(Task instructions): Leave out the pictures and copy everything else below exactly.

[Plotting code records]
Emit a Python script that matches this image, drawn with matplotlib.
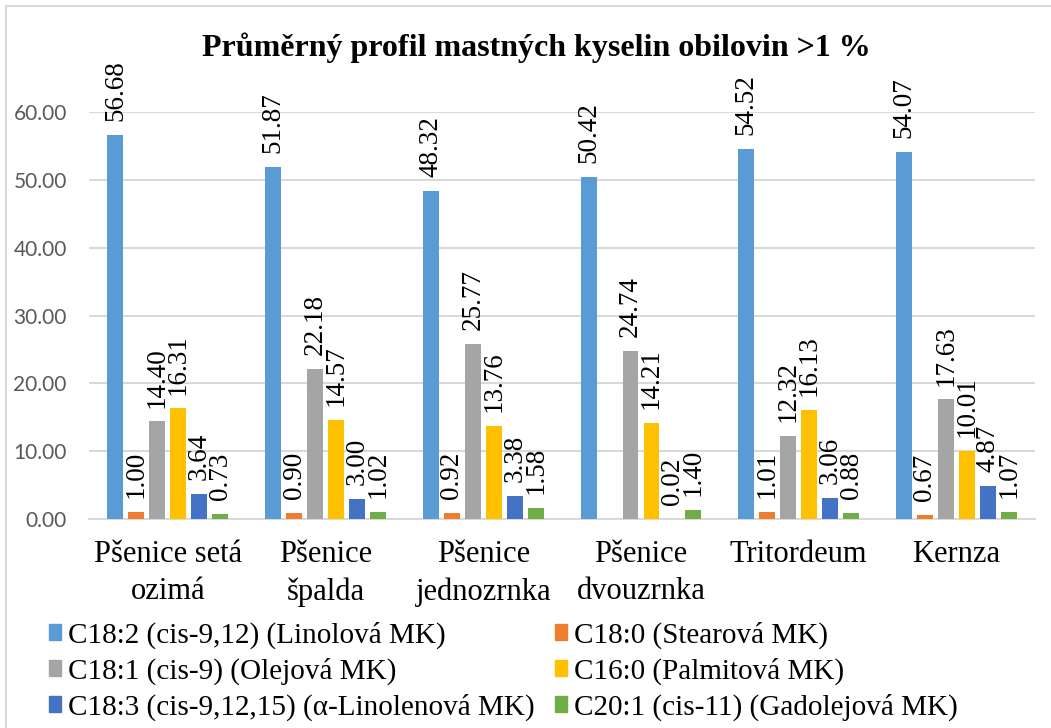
import matplotlib
matplotlib.use("Agg")
import matplotlib.pyplot as plt
from matplotlib.patches import Patch, Rectangle
import numpy as np

categories = ["Pšenice setá\nozimá", "Pšenice\nšpalda", "Pšenice\njednozrnka",
              "Pšenice\ndvouzrnka", "Tritordeum", "Kernza"]

series_names = [
    "C18:2 (cis-9,12) (Linolová MK)",
    "C18:0 (Stearová MK)",
    "C18:1 (cis-9) (Olejová MK)",
    "C16:0 (Palmitová MK)",
    "C18:3 (cis-9,12,15) (α-Linolenová MK)",
    "C20:1 (cis-11) (Gadolejová MK)",
]

linolova = [56.68, 51.87, 48.32, 50.42, 54.52, 54.07]
stearova = [1.00, 0.90, 0.92, np.nan, 1.01, 0.67]
olejova = [14.40, 22.18, 25.77, 24.74, 12.32, 17.63]
palmitova = [16.31, 14.57, 13.76, 14.21, 16.13, 10.01]
linolenova = [3.64, 3.00, 3.38, 0.02, 3.06, 4.87]
gadolejova = [0.73, 1.02, 1.58, 1.40, 0.88, 1.07]

values = [linolova, stearova, olejova, palmitova, linolenova, gadolejova]
colors = ["#5B9BD5", "#ED7D31", "#A5A5A5", "#FFC000", "#4472C4", "#70AD47"]

serif = "Liberation Serif"
fig = plt.figure(figsize=(10.51, 7.28), dpi=100)
ax = fig.add_axes([0.0847, 0.287, 0.9003, 0.559])

x = np.arange(len(categories))
pitch = 0.133
width = 0.101
for i, (vals, col) in enumerate(zip(values, colors)):
    pos = x + (i - 2.5) * pitch
    ax.bar(pos, vals, width=width, color=col, zorder=3)
    for px, v in zip(pos, vals):
        if np.isnan(v):
            continue
        ax.annotate(f"{v:.2f}", (px, v), xytext=(0, 10), textcoords="offset points",
                    rotation=90, ha="center", va="bottom", fontsize=19.5,
                    family=serif, annotation_clip=False)

ax.set_xlim(-0.5, len(categories) - 0.5)
ax.set_ylim(0, 60)
ax.set_yticks(np.arange(0, 61, 10))
ax.yaxis.set_major_formatter(matplotlib.ticker.FormatStrFormatter("%.2f"))
ax.grid(axis="y", color="#D9D9D9", linewidth=1.5, zorder=0)
ax.set_axisbelow(True)
for s in ["top", "right", "left"]:
    ax.spines[s].set_visible(False)
ax.spines["bottom"].set_color("#D9D9D9")
ax.spines["bottom"].set_linewidth(1.5)
ax.tick_params(axis="y", length=0, labelsize=15, labelcolor="#595959", pad=16)
for lbl in ax.get_yticklabels():
    lbl.set_family("Lato")
ax.set_xticks(x)
ax.set_xticklabels(categories, family=serif, fontsize=22, linespacing=1.38)
ax.tick_params(axis="x", length=0, pad=15)

fig.text(0.510, 0.934, "Průměrný profil mastných kyselin obilovin >1 %",
         ha="center", va="center", fontsize=23, fontweight="bold", family=serif)

handles = [Patch(color=c, label=n) for c, n in zip(colors, series_names)]
order = [0, 2, 4, 1, 3, 5]
fig.legend([handles[i] for i in order], [series_names[i] for i in order],
           ncol=2, loc="lower left", bbox_to_anchor=(0.03, -0.014), frameon=False,
           prop={"family": serif, "size": 21}, handlelength=0.4, handleheight=0.5,
           handletextpad=0.25, columnspacing=0.7, labelspacing=0.3,
           borderaxespad=0.2)

fig.patches.append(Rectangle((6 / 1051, -0.05), 1.2, 1.05 - 6 / 728, transform=fig.transFigure,
                             fill=False, edgecolor="#D9D9D9", linewidth=1.5))

fig.savefig("out.png", dpi=100)
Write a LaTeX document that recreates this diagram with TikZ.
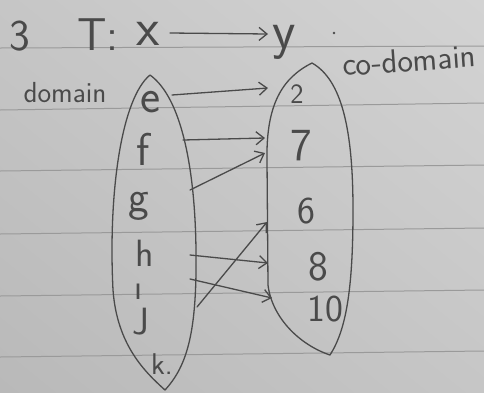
\documentclass[tikz,border=0pt]{standalone}
\usetikzlibrary{arrows.meta,shadings}
\definecolor{paperhi}{HTML}{D3D3D3}
\definecolor{papermid}{HTML}{C6C6C6}
\definecolor{paperlo}{HTML}{B9B9B9}
\definecolor{rule}{HTML}{9A9A9A}
\definecolor{ink}{HTML}{4A4A4A}
\tikzset{
  inkline/.style={draw=ink, line width=1.3pt, line cap=round, line join=round},
  mapsto/.style={inkline, -{Straight Barb[length=8pt,width=13pt,line width=1.3pt]}},
  elem/.style={text=ink, inner sep=0pt, font=\sffamily\fontsize{#1}{#1}\selectfont},
  paperline/.style={draw=rule, line width=1pt},
}
\begin{document}
\begin{tikzpicture}[x=1pt,y=-1pt]
\useasboundingbox (0,0) rectangle (484,392);
% ruled paper
\shade[upper left=papermid, upper right=paperhi, lower left=paperlo, lower right=papermid]
  (0,0) rectangle (484,392);
\foreach \ya/\yb in {48/46, 110/103, 171/165, 234/228, 296/290, 357/351}
  \draw[paperline] (0,\ya) -- (484,\yb);

% heading  3  T : x --> y
\node[elem=44] (three) at (20,36) {3};
\node[elem=46] (T) at (98,35) {T:};
\node[elem=54] (x) at (148,34) {x};
\node[elem=54] (y) at (284,42) {y};
\draw[mapsto] ([shift={(22,-1)}]x.center) -- ([shift={(-16,-8)}]y.center);
\fill[ink] (334,33) circle (1.4pt);

% set names
\node[elem=29] (dom) at (65,93) {domain};
\node[elem=33, rotate=4] (codom) at (409,60) {co-domain};

% domain oval
\draw[inkline] (150,75)
  .. controls (122,98) and (108,190) .. (113,290)
  .. controls (117,345) and (145,372) .. (165,390)
  .. controls (188,365) and (197,330) .. (196,250)
  .. controls (195,170) and (182,98) .. (150,75);
% co-domain oval
\draw[inkline] (312,63)
  .. controls (282,78) and (266,105) .. (267,160)
  -- (268,285)
  .. controls (272,318) and (300,345) .. (330,355)
  .. controls (346,330) and (353,290) .. (353,210)
  .. controls (353,130) and (342,80) .. (312,63);

% domain elements
\node[elem=48] (e) at (151,102) {e};
\node[elem=46] (f) at (143,149) {f};
\node[elem=44] (g) at (139,206) {g};
\node[elem=38] (h) at (145,253) {h};
\node[elem=36] (i) at (139,292) {ı};
\node[elem=38] (j) at (141,322) {J};
\node[elem=30] (k) at (162,364) {k.};

% co-domain elements
\node[elem=28] (two) at (297,94) {2};
\node[elem=46] (seven) at (301,146) {7};
\node[elem=38] (six) at (306,211) {6};
\node[elem=42] (eight) at (318,267) {8};
\node[elem=38] (ten) at (325,309) {10};

% the mapping
\draw[mapsto] ([shift={(21,-7)}]e.center) -- ([shift={(-29,-6)}]two.center);
\draw[mapsto] ([shift={(40,-9)}]f.center) -- ([shift={(-36,-8)}]seven.center);
\draw[mapsto] ([shift={(51,-16)}]g.center) -- ([shift={(-36,7)}]seven.center);
\draw[mapsto] ([shift={(45,2)}]h.center) -- ([shift={(-50,-4)}]eight.center);
\draw[mapsto] ([shift={(51,-13)}]i.center) -- ([shift={(-53,-11)}]ten.center);
\draw[mapsto] ([shift={(56,-15)}]j.center) -- ([shift={(-39,11)}]six.center);
\end{tikzpicture}
\end{document}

(Finished answer):
Emit a Python script that matches this image, drawn with matplotlib.
import matplotlib
matplotlib.use("Agg")
import matplotlib.pyplot as plt
from matplotlib.patches import Patch, Rectangle
import numpy as np

categories = ["Pšenice setá\nozimá", "Pšenice\nšpalda", "Pšenice\njednozrnka",
              "Pšenice\ndvouzrnka", "Tritordeum", "Kernza"]

series_names = [
    "C18:2 (cis-9,12) (Linolová MK)",
    "C18:0 (Stearová MK)",
    "C18:1 (cis-9) (Olejová MK)",
    "C16:0 (Palmitová MK)",
    "C18:3 (cis-9,12,15) (α-Linolenová MK)",
    "C20:1 (cis-11) (Gadolejová MK)",
]

linolova = [56.68, 51.87, 48.32, 50.42, 54.52, 54.07]
stearova = [1.00, 0.90, 0.92, np.nan, 1.01, 0.67]
olejova = [14.40, 22.18, 25.77, 24.74, 12.32, 17.63]
palmitova = [16.31, 14.57, 13.76, 14.21, 16.13, 10.01]
linolenova = [3.64, 3.00, 3.38, 0.02, 3.06, 4.87]
gadolejova = [0.73, 1.02, 1.58, 1.40, 0.88, 1.07]

values = [linolova, stearova, olejova, palmitova, linolenova, gadolejova]
colors = ["#5B9BD5", "#ED7D31", "#A5A5A5", "#FFC000", "#4472C4", "#70AD47"]

serif = "Liberation Serif"
fig = plt.figure(figsize=(10.51, 7.28), dpi=100)
ax = fig.add_axes([0.0847, 0.287, 0.9003, 0.559])

x = np.arange(len(categories))
pitch = 0.133
width = 0.101
for i, (vals, col) in enumerate(zip(values, colors)):
    pos = x + (i - 2.5) * pitch
    ax.bar(pos, vals, width=width, color=col, zorder=3)
    for px, v in zip(pos, vals):
        if np.isnan(v):
            continue
        ax.annotate(f"{v:.2f}", (px, v), xytext=(0, 10), textcoords="offset points",
                    rotation=90, ha="center", va="bottom", fontsize=19.5,
                    family=serif, annotation_clip=False)

ax.set_xlim(-0.5, len(categories) - 0.5)
ax.set_ylim(0, 60)
ax.set_yticks(np.arange(0, 61, 10))
ax.yaxis.set_major_formatter(matplotlib.ticker.FormatStrFormatter("%.2f"))
ax.grid(axis="y", color="#D9D9D9", linewidth=1.5, zorder=0)
ax.set_axisbelow(True)
for s in ["top", "right", "left"]:
    ax.spines[s].set_visible(False)
ax.spines["bottom"].set_color("#D9D9D9")
ax.spines["bottom"].set_linewidth(1.5)
ax.tick_params(axis="y", length=0, labelsize=15, labelcolor="#595959", pad=16)
for lbl in ax.get_yticklabels():
    lbl.set_family("Lato")
ax.set_xticks(x)
ax.set_xticklabels(categories, family=serif, fontsize=22, linespacing=1.38)
ax.tick_params(axis="x", length=0, pad=15)

fig.text(0.510, 0.934, "Průměrný profil mastných kyselin obilovin >1 %",
         ha="center", va="center", fontsize=23, fontweight="bold", family=serif)

handles = [Patch(color=c, label=n) for c, n in zip(colors, series_names)]
order = [0, 2, 4, 1, 3, 5]
fig.legend([handles[i] for i in order], [series_names[i] for i in order],
           ncol=2, loc="lower left", bbox_to_anchor=(0.03, -0.014), frameon=False,
           prop={"family": serif, "size": 21}, handlelength=0.4, handleheight=0.5,
           handletextpad=0.25, columnspacing=0.7, labelspacing=0.3,
           borderaxespad=0.2)

fig.patches.append(Rectangle((6 / 1051, -0.05), 1.2, 1.05 - 6 / 728, transform=fig.transFigure,
                             fill=False, edgecolor="#D9D9D9", linewidth=1.5))

fig.savefig("out.png", dpi=100)
Write a LaTeX document that recreates this diagram with TikZ.
\documentclass[tikz,border=0pt]{standalone}
\usetikzlibrary{arrows.meta,shadings}
\definecolor{paperhi}{HTML}{D3D3D3}
\definecolor{papermid}{HTML}{C6C6C6}
\definecolor{paperlo}{HTML}{B9B9B9}
\definecolor{rule}{HTML}{9A9A9A}
\definecolor{ink}{HTML}{4A4A4A}
\tikzset{
  inkline/.style={draw=ink, line width=1.3pt, line cap=round, line join=round},
  mapsto/.style={inkline, -{Straight Barb[length=8pt,width=13pt,line width=1.3pt]}},
  elem/.style={text=ink, inner sep=0pt, font=\sffamily\fontsize{#1}{#1}\selectfont},
  paperline/.style={draw=rule, line width=1pt},
}
\begin{document}
\begin{tikzpicture}[x=1pt,y=-1pt]
\useasboundingbox (0,0) rectangle (484,392);
% ruled paper
\shade[upper left=papermid, upper right=paperhi, lower left=paperlo, lower right=papermid]
  (0,0) rectangle (484,392);
\foreach \ya/\yb in {48/46, 110/103, 171/165, 234/228, 296/290, 357/351}
  \draw[paperline] (0,\ya) -- (484,\yb);

% heading  3  T : x --> y
\node[elem=44] (three) at (20,36) {3};
\node[elem=46] (T) at (98,35) {T:};
\node[elem=54] (x) at (148,34) {x};
\node[elem=54] (y) at (284,42) {y};
\draw[mapsto] ([shift={(22,-1)}]x.center) -- ([shift={(-16,-8)}]y.center);
\fill[ink] (334,33) circle (1.4pt);

% set names
\node[elem=29] (dom) at (65,93) {domain};
\node[elem=33, rotate=4] (codom) at (409,60) {co-domain};

% domain oval
\draw[inkline] (150,75)
  .. controls (122,98) and (108,190) .. (113,290)
  .. controls (117,345) and (145,372) .. (165,390)
  .. controls (188,365) and (197,330) .. (196,250)
  .. controls (195,170) and (182,98) .. (150,75);
% co-domain oval
\draw[inkline] (312,63)
  .. controls (282,78) and (266,105) .. (267,160)
  -- (268,285)
  .. controls (272,318) and (300,345) .. (330,355)
  .. controls (346,330) and (353,290) .. (353,210)
  .. controls (353,130) and (342,80) .. (312,63);

% domain elements
\node[elem=48] (e) at (151,102) {e};
\node[elem=46] (f) at (143,149) {f};
\node[elem=44] (g) at (139,206) {g};
\node[elem=38] (h) at (145,253) {h};
\node[elem=36] (i) at (139,292) {ı};
\node[elem=38] (j) at (141,322) {J};
\node[elem=30] (k) at (162,364) {k.};

% co-domain elements
\node[elem=28] (two) at (297,94) {2};
\node[elem=46] (seven) at (301,146) {7};
\node[elem=38] (six) at (306,211) {6};
\node[elem=42] (eight) at (318,267) {8};
\node[elem=38] (ten) at (325,309) {10};

% the mapping
\draw[mapsto] ([shift={(21,-7)}]e.center) -- ([shift={(-29,-6)}]two.center);
\draw[mapsto] ([shift={(40,-9)}]f.center) -- ([shift={(-36,-8)}]seven.center);
\draw[mapsto] ([shift={(51,-16)}]g.center) -- ([shift={(-36,7)}]seven.center);
\draw[mapsto] ([shift={(45,2)}]h.center) -- ([shift={(-50,-4)}]eight.center);
\draw[mapsto] ([shift={(51,-13)}]i.center) -- ([shift={(-53,-11)}]ten.center);
\draw[mapsto] ([shift={(56,-15)}]j.center) -- ([shift={(-39,11)}]six.center);
\end{tikzpicture}
\end{document}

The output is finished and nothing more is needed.